Q: How did you first learn about Lady Evelyn Herbert, and how did you research her life?
A: The discovery of Tutankhamun’s tomb is usually presented as a double act by Howard Carter and his sponsor, Lord Carnarvon, but when you look at photographs outside the tomb in 1922, there’s a short, dark-haired woman standing beside them, and that’s her.
A few years ago there was a television drama that portrayed Eve having an affair with Howard Carter, and the wife of the current Earl complained to the press that it was an absurd notion.
Howard was a friend of Eve’s father, he was 27 years older than her, and he was a brusque man who was never known to have a romantic or sexual relationship.
I was intrigued and started reading all I could about Eve, in books and online archives. I visited Highclere Castle, where she spent her childhood, and I have also been to the Valley of the Kings, so I can imagine what she saw there. I certainly agree she wouldn’t have had an affair with Howard!
Q: One theme running through the novel involves memory. Why did you decide to make that an important part of the story?
A: My vision for the book was the way a woman’s life was shaped by the historic event she was part of in 1922. I read that Eve had strokes in later life, and there’s a photo of her at the 1972 Tutankhamun exhibition in the British Museum where she looks a little vague.
That gave me the idea of writing about a woman looking back on the time when she was on the cusp of womanhood and her life was about to change irrevocably.
I have family experience of strokes and memory loss and I know how poignant it is when someone can’t remember an event that was a major part of their life. It was something I had always wanted to write about and it seemed to fit here.
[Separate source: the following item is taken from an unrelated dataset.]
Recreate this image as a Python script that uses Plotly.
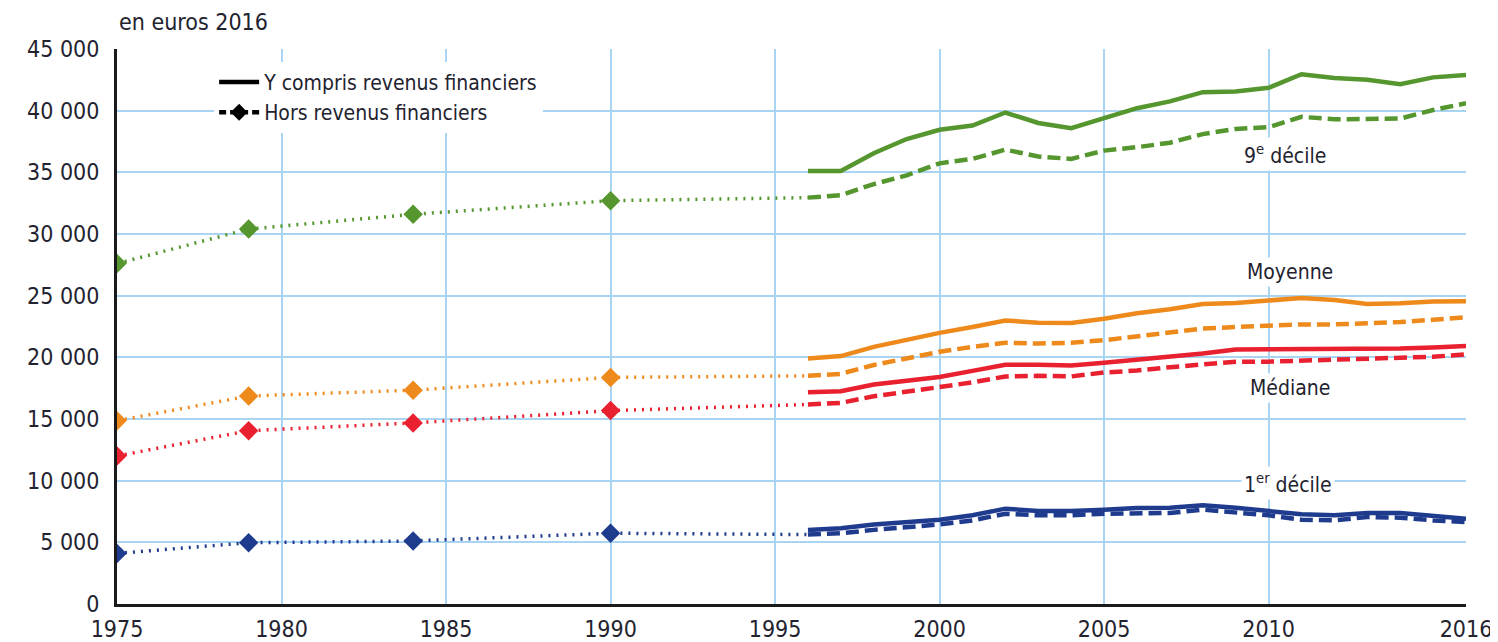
import plotly.graph_objects as go

# ---------------- data ----------------
years = list(range(1996, 2017))
old_years = [1975, 1979, 1984, 1990]

# 9e décile
d9_old = [27600, 30400, 31600, 32700]
d9_with = [35100, 35100, 36550, 37700, 38450, 38800, 39850, 39000, 38580, 39350, 40200,
           40750, 41500, 41550, 41850, 42950, 42650, 42500, 42150, 42700, 42900]
d9_without = [32950, 33150, 34050, 34750, 35730, 36090, 36840, 36280, 36090, 36760, 37040,
              37400, 38100, 38520, 38660, 39500, 39300, 39360, 39360, 40050, 40600]

# Moyenne
moy_old = [14860, 16860, 17340, 18370]
moy_with = [19900, 20100, 20850, 21440, 21980, 22460, 22990, 22800, 22780, 23130, 23580,
            23900, 24330, 24410, 24600, 24810, 24650, 24330, 24380, 24520, 24550]
moy_without = [18500, 18660, 19380, 19920, 20450, 20850, 21180, 21120, 21180, 21390, 21710,
               22060, 22330, 22460, 22590, 22670, 22670, 22730, 22860, 23050, 23260]

# Médiane
med_old = [12000, 14050, 14680, 15680]
med_with = [17170, 17250, 17790, 18050, 18400, 18900, 19390, 19390, 19330, 19570, 19790,
            20100, 20320, 20640, 20640, 20720, 20670, 20670, 20720, 20800, 20910]
med_without = [16180, 16310, 16840, 17170, 17590, 17970, 18450, 18500, 18450, 18770, 18930,
               19200, 19470, 19650, 19650, 19730, 19790, 19840, 19920, 20050, 20240]

# 1er décile
d1_old = [4100, 4970, 5110, 5740]
d1_with = [6010, 6150, 6450, 6640, 6830, 7190, 7730, 7540, 7540, 7650, 7790,
           7810, 8000, 7810, 7540, 7270, 7190, 7380, 7380, 7100, 6910]
d1_without = [5630, 5740, 6010, 6230, 6450, 6780, 7320, 7190, 7190, 7320, 7380,
              7380, 7650, 7460, 7190, 6830, 6780, 7050, 7000, 6780, 6640]

series_names = ["9<sup>e</sup> décile", "Moyenne", "Médiane", "1<sup>er</sup> décile"]
label_x = [2010.5, 2010.65, 2010.65, 2010.6]
label_y = [36500, 26950, 17500, 9800]

x_tickvals = [1975, 1980, 1985, 1990, 1995, 2000, 2005, 2010, 2016]
x_ticktext = ["1975", "1980", "1985", "1990", "1995", "2000", "2005", "2010", "2016"]
y_tickvals = [0, 5000, 10000, 15000, 20000, 25000, 30000, 35000, 40000, 45000]
y_ticktext = ["0", "5 000", "10 000", "15 000", "20 000", "25 000", "30 000",
              "35 000", "40 000", "45 000"]

legend_labels = ["Y compris revenus financiers", "Hors revenus financiers"]

# ---------------- style ----------------
colors = ["#55962f", "#ee8a1c", "#e8202f", "#1f3b8e"]
FONT = "DejaVu Sans Condensed, Liberation Sans Narrow, sans-serif"
TEXT = "#23232f"
GRID = "#a9d5f3"

fig = go.Figure()

groups = [
    (d9_old, d9_with, d9_without),
    (moy_old, moy_with, moy_without),
    (med_old, med_with, med_without),
    (d1_old, d1_with, d1_without),
]

for (old, w, wo), c in zip(groups, colors):
    # dotted historical series joined to first annual point
    fig.add_trace(go.Scatter(
        x=old_years + [years[0]], y=old + [wo[0]],
        mode="lines+markers",
        line=dict(color=c, width=3.5, dash="2px,6px"),
        marker=dict(symbol="diamond", size=[15] * len(old) + [0], color=c,
                    opacity=1, line=dict(width=0)),
        showlegend=False, hoverinfo="skip"))
    fig.add_trace(go.Scatter(
        x=years, y=wo, mode="lines",
        line=dict(color=c, width=4.5, dash="13px,6px"),
        showlegend=False))
    fig.add_trace(go.Scatter(
        x=years, y=w, mode="lines",
        line=dict(color=c, width=4.5),
        showlegend=False))

# legend entries
fig.add_trace(go.Scatter(x=[None], y=[None], mode="lines", name=legend_labels[0],
                         line=dict(color="black", width=4.5)))
fig.add_trace(go.Scatter(x=[None], y=[None], mode="lines+markers", name=legend_labels[1],
                         line=dict(color="black", width=4.5, dash="7px,4px"),
                         marker=dict(symbol="diamond", size=13, color="black",
                                     opacity=1, line=dict(width=0))))

for name, lx, ly in zip(series_names, label_x, label_y):
    fig.add_annotation(x=lx, y=ly, text=name, showarrow=False,
                       font=dict(family=FONT, size=21, color=TEXT),
                       bgcolor="white", borderpad=2)

fig.add_annotation(xref="paper", yref="paper", x=0, y=1.0486, xanchor="left",
                   yanchor="middle", text="en euros 2016", showarrow=False,
                   font=dict(family=FONT, size=23, color=TEXT))

# page body has an 8px margin: figure sized/offset to fill the 1498x642 window
fig.update_layout(
    template="none",
    width=1490, height=634,
    margin=dict(l=109, r=32, t=41, b=38, autoexpand=False),
    paper_bgcolor="white", plot_bgcolor="white",
    font=dict(family=FONT, color=TEXT),
    showlegend=True,
    legend=dict(x=0.072, y=0.977, xanchor="left", yanchor="top",
                bgcolor="white", borderwidth=0,
                font=dict(family=FONT, size=21, color=TEXT),
                tracegroupgap=0, itemwidth=40),
)
fig.update_xaxes(range=[1975, 2016], tickvals=x_tickvals, ticktext=x_ticktext,
                 automargin=False,
                 showgrid=True, gridcolor=GRID, gridwidth=1.5,
                 showline=True, linecolor="#1a1a1a", linewidth=3,
                 zeroline=False, ticks="", ticklabelstandoff=2,
                 tickfont=dict(family=FONT, size=23, color=TEXT))
fig.update_yaxes(range=[0, 45000], tickvals=y_tickvals, ticktext=y_ticktext,
                 automargin=False,
                 showgrid=True, gridcolor=GRID, gridwidth=1.5,
                 showline=True, linecolor="#1a1a1a", linewidth=3,
                 zeroline=False, ticks="", ticklabelstandoff=10,
                 tickfont=dict(family=FONT, size=23, color=TEXT))

fig.write_html("out.html")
Q: Another issue in the book involves the role of antiquities and where they belong. What did Eve (your fictional version and also the historical figure) believe about that?
A: The historical figure probably felt that her father deserved a share of the finds from the tomb, because that was accepted practice.
However, everything changed when Egypt became independent of its British protectorate status in 1922, nine months before the tomb was found, because Egyptian nationalists were determined to hang onto their heritage.
I have made my fictional Eve sympathetic to Egyptian nationalism, but I don’t know if that was the case. It seems indefensible in the 21st century to hang onto antiquities purloined from the countries where they were found, but that is a modern notion.
Q: Was your character Ana Mansour an actual historical figure, and what do you see as her role in the novel?
A: Ana Mansour is fictional, and I introduced her to bring an element of jeopardy. Her role is to remind Eve that there is something she must remember before it’s too late.
Q: What are you working on now?
A: I have just delivered a novel entitled The Bootlegger’s Benevolent Bridge Club that will be published by Morrow in 1922. It’s about four women in 1920s New York, trying to have fulfilling careers as well as finding love against the backdrop of Prohibition. They are based on four real women, and I’ll be announcing more about them nearer the pub date.
Q: Anything else we should know?
A: I’m writing a book a year at the moment, which is pretty full-on, but I try to arrange my time so that I spend the summer researching, start writing in October, and deliver at the end of June the following year. It means I can spend the warmest, sunniest days sitting under a tree with a book and call it work!